Deb:
I'm very familiar with the terrible position you're in with your IL's, and I'm so sorry this is happening.
They have contact with your children, and you can't protect them, or be there to explain the polorized statements that cause so much confusion and chaos. The IL's erroneous statements don't add up, but it's difficult for our children to keep focus of such difficult truths.....
that their fathers weren't there for them, and that the paternal side of the family is misrepresenting the truth for their own personal reasons.
It does sound like your kiddos are very smart about this, even though it's painful for them to go through..... you've done a good job, Mom.
My children know what's what, but they're completely blindsided by out and out name calling and statements that are untrue and hurtful about me. I'm trying to make sure the IL's don't have my children alone, behind closed doors any more where they can poison them at will. My children are still pretty young, and I'd prefer to save the harder truths for 5 years down the road, if possible as I never wanted my children to connect the terrible PD behaviors of their father/paternal side of the family to my children's sense of worthiness.

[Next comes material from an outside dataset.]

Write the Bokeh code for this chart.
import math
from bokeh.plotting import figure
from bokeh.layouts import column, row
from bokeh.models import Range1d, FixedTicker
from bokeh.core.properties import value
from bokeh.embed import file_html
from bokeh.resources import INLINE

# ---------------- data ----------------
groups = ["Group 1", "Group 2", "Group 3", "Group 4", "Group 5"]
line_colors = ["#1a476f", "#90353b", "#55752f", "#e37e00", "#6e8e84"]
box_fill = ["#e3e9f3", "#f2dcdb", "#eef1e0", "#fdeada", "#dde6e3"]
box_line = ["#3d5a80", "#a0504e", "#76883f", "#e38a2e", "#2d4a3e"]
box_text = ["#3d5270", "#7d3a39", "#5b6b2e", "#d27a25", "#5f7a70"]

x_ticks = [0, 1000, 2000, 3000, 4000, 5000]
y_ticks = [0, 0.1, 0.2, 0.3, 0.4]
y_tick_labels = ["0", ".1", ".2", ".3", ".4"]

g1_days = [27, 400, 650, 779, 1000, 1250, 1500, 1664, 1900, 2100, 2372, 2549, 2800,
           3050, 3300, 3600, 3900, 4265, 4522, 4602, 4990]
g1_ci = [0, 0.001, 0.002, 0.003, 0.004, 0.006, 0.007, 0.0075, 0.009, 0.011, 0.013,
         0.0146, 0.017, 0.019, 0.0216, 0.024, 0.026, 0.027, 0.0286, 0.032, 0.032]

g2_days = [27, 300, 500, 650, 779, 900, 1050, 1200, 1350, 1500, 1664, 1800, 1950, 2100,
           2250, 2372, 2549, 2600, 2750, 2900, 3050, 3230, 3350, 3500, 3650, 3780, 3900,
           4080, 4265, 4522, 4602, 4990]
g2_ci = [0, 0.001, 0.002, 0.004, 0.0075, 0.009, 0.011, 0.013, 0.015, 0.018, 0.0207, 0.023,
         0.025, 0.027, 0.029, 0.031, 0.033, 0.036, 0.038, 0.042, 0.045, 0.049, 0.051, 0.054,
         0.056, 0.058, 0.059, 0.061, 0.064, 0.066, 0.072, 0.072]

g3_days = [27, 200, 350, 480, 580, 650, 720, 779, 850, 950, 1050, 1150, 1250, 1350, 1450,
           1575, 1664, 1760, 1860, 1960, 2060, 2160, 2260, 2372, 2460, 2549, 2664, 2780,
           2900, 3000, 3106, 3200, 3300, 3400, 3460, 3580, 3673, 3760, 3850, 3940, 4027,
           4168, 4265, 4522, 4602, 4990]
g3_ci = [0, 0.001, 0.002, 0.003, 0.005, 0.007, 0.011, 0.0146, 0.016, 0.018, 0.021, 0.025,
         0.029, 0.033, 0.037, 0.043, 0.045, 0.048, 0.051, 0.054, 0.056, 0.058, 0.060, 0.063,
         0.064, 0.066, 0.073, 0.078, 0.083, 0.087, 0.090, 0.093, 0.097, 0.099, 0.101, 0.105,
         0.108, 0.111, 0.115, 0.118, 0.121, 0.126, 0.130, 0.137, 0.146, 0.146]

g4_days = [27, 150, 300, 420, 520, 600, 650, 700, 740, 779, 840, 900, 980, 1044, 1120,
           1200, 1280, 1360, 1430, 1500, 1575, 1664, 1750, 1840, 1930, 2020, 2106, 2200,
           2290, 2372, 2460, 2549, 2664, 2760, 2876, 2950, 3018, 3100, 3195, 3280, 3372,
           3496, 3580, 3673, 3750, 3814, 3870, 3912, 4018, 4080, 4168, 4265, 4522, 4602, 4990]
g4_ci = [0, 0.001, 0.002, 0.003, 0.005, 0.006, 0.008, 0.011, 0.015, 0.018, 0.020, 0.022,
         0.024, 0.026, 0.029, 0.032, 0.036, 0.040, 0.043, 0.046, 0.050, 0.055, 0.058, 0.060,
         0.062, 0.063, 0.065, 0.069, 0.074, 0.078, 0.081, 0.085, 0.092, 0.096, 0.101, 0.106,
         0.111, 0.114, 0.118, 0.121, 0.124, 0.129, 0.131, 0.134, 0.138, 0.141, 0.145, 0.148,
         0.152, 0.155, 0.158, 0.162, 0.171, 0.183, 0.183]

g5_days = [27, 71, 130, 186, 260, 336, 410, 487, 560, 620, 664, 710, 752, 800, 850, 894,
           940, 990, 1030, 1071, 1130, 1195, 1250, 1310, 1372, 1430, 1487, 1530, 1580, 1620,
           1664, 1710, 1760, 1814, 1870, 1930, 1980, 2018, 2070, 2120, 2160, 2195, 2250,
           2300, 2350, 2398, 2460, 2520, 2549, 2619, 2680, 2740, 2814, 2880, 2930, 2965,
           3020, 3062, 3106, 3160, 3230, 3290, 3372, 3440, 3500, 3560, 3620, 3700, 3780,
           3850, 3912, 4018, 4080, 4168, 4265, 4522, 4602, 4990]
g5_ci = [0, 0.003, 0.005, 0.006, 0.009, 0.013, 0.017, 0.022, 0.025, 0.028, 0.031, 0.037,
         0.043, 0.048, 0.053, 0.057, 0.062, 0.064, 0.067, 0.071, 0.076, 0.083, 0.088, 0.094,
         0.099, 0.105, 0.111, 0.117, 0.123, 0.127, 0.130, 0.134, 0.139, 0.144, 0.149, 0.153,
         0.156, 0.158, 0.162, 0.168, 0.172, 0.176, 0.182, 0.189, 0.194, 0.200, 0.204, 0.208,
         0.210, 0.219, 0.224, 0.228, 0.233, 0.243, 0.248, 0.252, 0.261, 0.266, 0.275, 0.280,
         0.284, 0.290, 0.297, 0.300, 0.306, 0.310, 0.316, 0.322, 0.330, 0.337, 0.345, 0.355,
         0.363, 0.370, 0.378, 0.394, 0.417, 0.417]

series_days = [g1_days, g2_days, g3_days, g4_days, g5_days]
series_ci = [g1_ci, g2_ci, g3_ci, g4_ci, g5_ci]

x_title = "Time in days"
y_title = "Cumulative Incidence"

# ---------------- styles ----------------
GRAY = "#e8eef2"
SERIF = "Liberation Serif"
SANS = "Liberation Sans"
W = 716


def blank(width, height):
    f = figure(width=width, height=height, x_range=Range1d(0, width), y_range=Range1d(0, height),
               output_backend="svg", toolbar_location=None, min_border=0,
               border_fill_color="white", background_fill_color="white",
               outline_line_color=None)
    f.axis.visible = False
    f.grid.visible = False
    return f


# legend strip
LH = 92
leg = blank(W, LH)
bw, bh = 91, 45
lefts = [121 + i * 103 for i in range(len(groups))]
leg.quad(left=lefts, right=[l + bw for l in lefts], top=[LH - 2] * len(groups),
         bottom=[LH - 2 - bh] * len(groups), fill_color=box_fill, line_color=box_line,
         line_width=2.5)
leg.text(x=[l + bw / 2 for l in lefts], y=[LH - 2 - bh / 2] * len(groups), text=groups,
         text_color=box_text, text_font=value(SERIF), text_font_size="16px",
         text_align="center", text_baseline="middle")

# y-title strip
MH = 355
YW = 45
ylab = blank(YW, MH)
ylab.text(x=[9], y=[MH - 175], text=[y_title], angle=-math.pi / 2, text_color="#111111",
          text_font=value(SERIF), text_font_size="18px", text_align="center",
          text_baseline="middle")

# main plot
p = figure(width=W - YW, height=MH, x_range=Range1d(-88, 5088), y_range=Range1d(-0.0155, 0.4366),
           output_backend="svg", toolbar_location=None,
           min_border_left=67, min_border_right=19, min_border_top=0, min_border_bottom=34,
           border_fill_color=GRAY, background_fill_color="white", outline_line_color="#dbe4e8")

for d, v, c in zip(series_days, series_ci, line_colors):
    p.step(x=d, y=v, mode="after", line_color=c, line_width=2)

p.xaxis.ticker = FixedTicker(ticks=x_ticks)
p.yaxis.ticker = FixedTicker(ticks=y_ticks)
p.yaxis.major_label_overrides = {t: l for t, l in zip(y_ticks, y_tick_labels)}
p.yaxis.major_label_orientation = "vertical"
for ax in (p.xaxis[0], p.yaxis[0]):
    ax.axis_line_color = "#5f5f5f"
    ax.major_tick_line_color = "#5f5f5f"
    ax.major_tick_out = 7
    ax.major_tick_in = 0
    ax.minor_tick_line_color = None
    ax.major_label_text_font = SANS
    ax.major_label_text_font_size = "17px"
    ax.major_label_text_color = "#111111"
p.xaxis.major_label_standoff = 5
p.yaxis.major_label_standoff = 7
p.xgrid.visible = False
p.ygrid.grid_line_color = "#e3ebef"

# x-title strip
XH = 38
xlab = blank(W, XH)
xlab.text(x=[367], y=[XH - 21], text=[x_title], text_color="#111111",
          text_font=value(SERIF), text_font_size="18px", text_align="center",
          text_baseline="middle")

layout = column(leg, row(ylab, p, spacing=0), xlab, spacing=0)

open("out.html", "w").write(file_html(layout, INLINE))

Their father didn't behave like a loving father, bc he wasn't a loving father, but I'd prefer to say he was "sick" and leave it at that for a while longer. Till after puberty, in fact, but my IL's are forcing my hand.
If you don't mind my asking, what do you feel you did spot on right with your children after your h went to prison, and what would you have done differently in regard to sharing information and explaining things to your children? What would you change about those conversations, if anything?
I'm so sorry your children are hurting, and that it's difficult to shelter them from pain.